I'm working on a project for automating PKI certificate life cycle management at a European bank. Currently, the IT department manually handles expiring server certificates and related tasks, which has proven to be quite error-prone. They've set up a private CA on EJBCA for their air-gapped VLANs, which is somewhat unusual since I expected ADCS. The bank's setup includes various VLANs with strict compliance regulations that prevent public internet access. They have a few thousand local Windows servers, making it easy to deploy updates via GPO, but there are also around 900 RHEL servers (300 on RHEL 7 and 700 on RHEL 8 or newer) that aren't domain-joined. Since RHEL 7 isn't officially supported anymore, I've suggested migrating those servers before proceeding. My plan is to use an ACME server solution that can handle requests on the VLAN and translate them into NDES requests for the ADCS. However, installing certbot is challenging due to the lack of internet connectivity, and there are issues with using Docker. A custom installer could be created but may lead to complications. So, I'm asking for your advice: how should I approach certificate automation for these RHEL servers?
4 Answers
I'm curious, how do they maintain updates for anything if they can't connect to the internet? It seems like they would have to use an offline repo to manage installations and updates.
Exactly! They manage everything through satellite servers with custom packages.
You might want to check out step-ca. I set it up as a Subordinate Certificate Authority for my FreeBSD machines, and it has ACME support too. This way, certbot can renew certificates automatically. It might be a nice fit for your RHEL servers!

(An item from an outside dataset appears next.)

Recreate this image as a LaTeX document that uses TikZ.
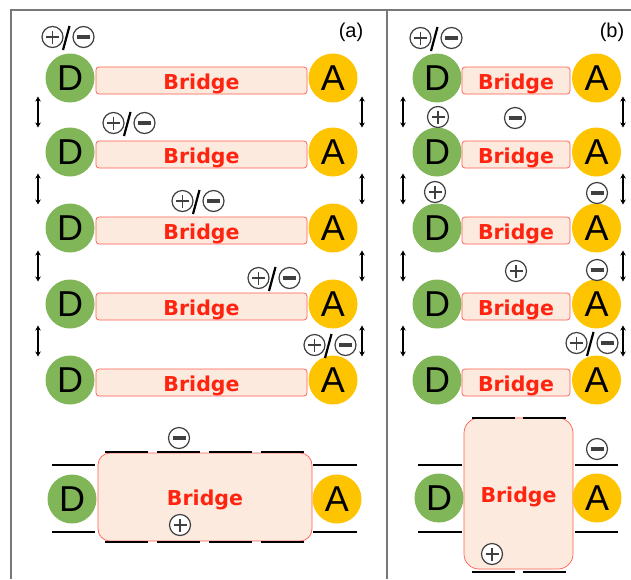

Can step-ca import the existing ADCS Issuing CA? And will it send revocation notices to the ADCS CRL?
Step-ca sounds promising! How easy is it to set up without internet access?
If your main hurdle with certbot is Python, consider using acme.sh instead. It's a pure shell script client, so you can clone its repo and avoid those dependency issues!
If you're using Red Hat Identity Management (IdM), you might already have a certificate automation tool with certmonger. It allows for seamless management without needing ACME validations, as it uses Kerberos principals. IdM even has an ACME responder for other machines needing certificates, which could simplify things!
That's interesting! Does IdM require installing FreeIPA for NFS share security?
If they already have ACME support with EJBCA, it might be better to stick with it rather than switching to another CA.

Must be quite a hassle managing everything offline. I wonder how they keep things secure!